King Penguin Of Swords

Our previously announced animated Tarot documentary is going nicely out of control, as illustrated by the above “content organisation” graph. A linear screenplay is, as of yet, impossible. Most likely, this film will not manifest itself primarily as one coherent full length release, but as loose snippets and experiments that we’ll post throughout its production. We’ve already started sharing own adaptations of standard tarot cards, like the King Of Swords.

We’ve experienced positive reactions to our slow journey into the world of tarot. This article points at at current worldwide state of weirding as a possible reason for renewed/sustained interest in spiritual symbolism as roadmap through the dreamlike reality.

Onstage readings, elaborate books and artworks thrive in an ‘age of uncertainty’

If the present and future are weird and uncertain, then the tarot can safely return to its original function as a game, albeit a game very different from the original renaissance tarocchi game. The divinatory practice will remain the tarot’s primary form for now. But as we abandon the idea of some supernatural predictive power inherent to the cards, and instead approach them as a “system” or “program” that can randomly generate narrative patterns, we can reintroduce the element of play into tarot use. The tarot no longer prophecies any supposed “absolute truths” that chains us to a predetermined future, but instead simulates new possibilities and (inner) worlds that we can freely explore.

“I thought it was all about telling the future and predictions and making money off people’s fears. I went in very sceptical and thinking I would find it all hooey but instead I came out with a huge amount of respect for tarot readers and tarot as a practice. A good tarot reader doesn’t tell you what’s going to happen, they simply allow you to think your question through in a different way.”

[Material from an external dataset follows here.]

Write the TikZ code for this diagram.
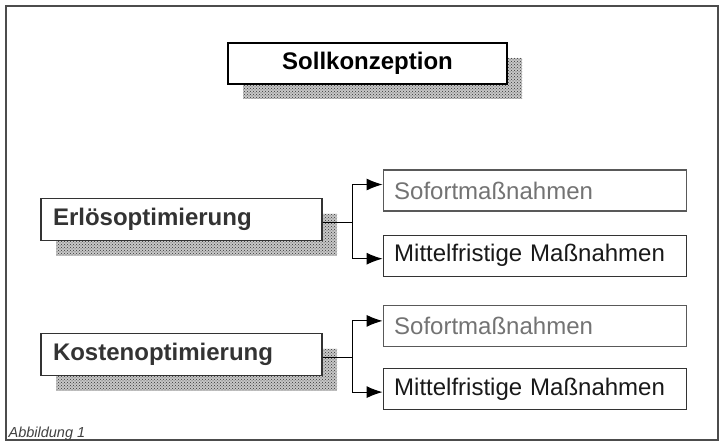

Alejandro Jodorowsky, too, describes the tarot as a “mobile cathedral” or a “philosophical machine”.

His guide to reading the cards (co-witten by Marianne Costa) is one of the more coherent and playful ones out there.

The diagram on our King Penguin Of Swords makes reference to Jodorowsky’s theory of tarot numerology.

We have seen how the rectangle that gives the Tarot its structure can be subdivided into two squares, Earth and Heaven(…)

The King card of each suit represents the bottom row of the heaven square (cards 6 and 7 in of the decimal series). Interestingly, the Knight, according to Jodorowsky and Costa) comes above the King (corresponding to cards 8-9). The Knight is the only court card depicted dynamically (on a horsse in motion), so the only one that can transcend its suit into a (weird?) new realm.